BLBG: Copper Erases Advance in London as Concern Persists Over Demand
By Claudia Carpenter
Dec. 17 (Bloomberg) -- Copper declined in London, erasing an earlier advance, on concern that the global recession will continue to reduce demand for the metal.
Copper for delivery in three months slid $35, or 1.1 percent, to $3,035 a metric ton as of 12:40 p.m. on the London Metal Exchange. It earlier rose as much as 2.3 percent on expectations the Federal Reserve’s interest rate cut yesterday would bolster government efforts to revive growth.
“This bounce this morning isn’t underpinned by any significant improvement in fundamentals, so I think it’s going to be very short-lived,” said Gayle Berry, an analyst at Barclays Capital in London. “We’re still a long way away from anything having a significant impact on physical metal buying.”
Copper demand will stagnate next year because of the recession, Codelco Chief Executive Officer Jose Pablo Arellano said yesterday. Chilean state-owned Codelco is the world’s biggest producer of the metal, which has tumbled 54 percent this year.

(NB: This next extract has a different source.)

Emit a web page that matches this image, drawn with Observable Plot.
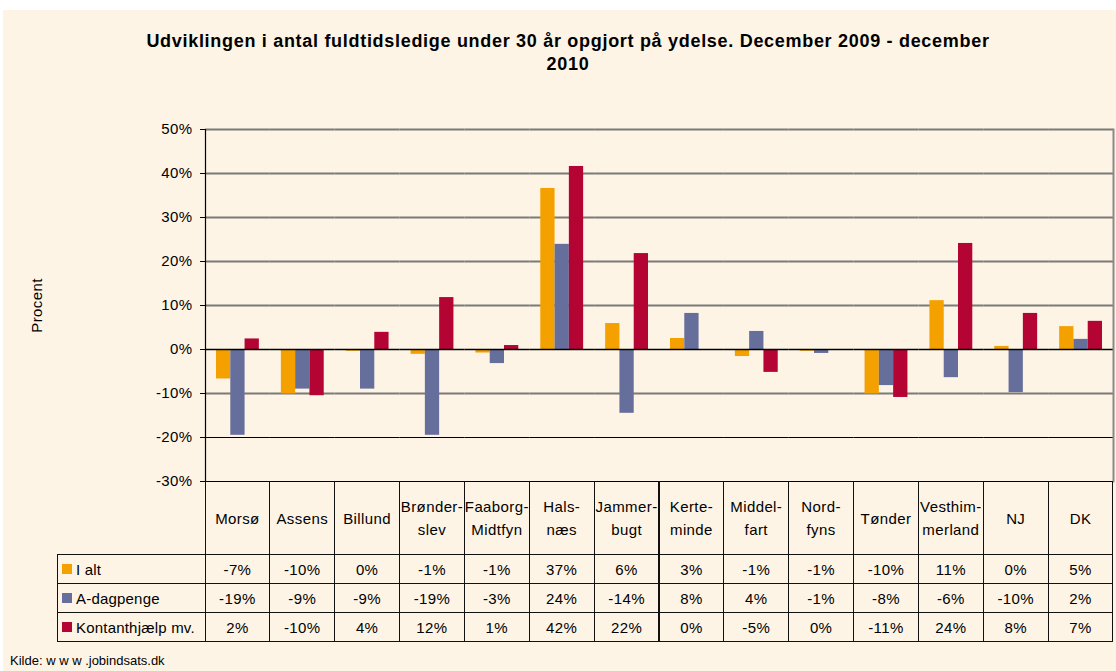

The Federal Reserve cut its main interest rate to as low as zero yesterday. The federal funds rate was 4.25 percent at the start of the year.
Inventories of copper in warehouses monitored by the LME jumped another 3,275 tons to 321,900 tons, the most since Feb. 13, 2004. Aluminum inventories rose 99,150 tons, or 5.1 percent, to 2.04 million tons, the highest since Oct. 28, 1994.
Aluminum prices were unchanged at $1,471 a ton. They fell yesterday to $1,435, the lowest since October 2003.
Nickel rose $155 to $9,850 a ton, lead slipped $3 to $986 a ton and tin jumped $75 to $11,000 a ton. Zinc lost $12 to $1,076 a ton.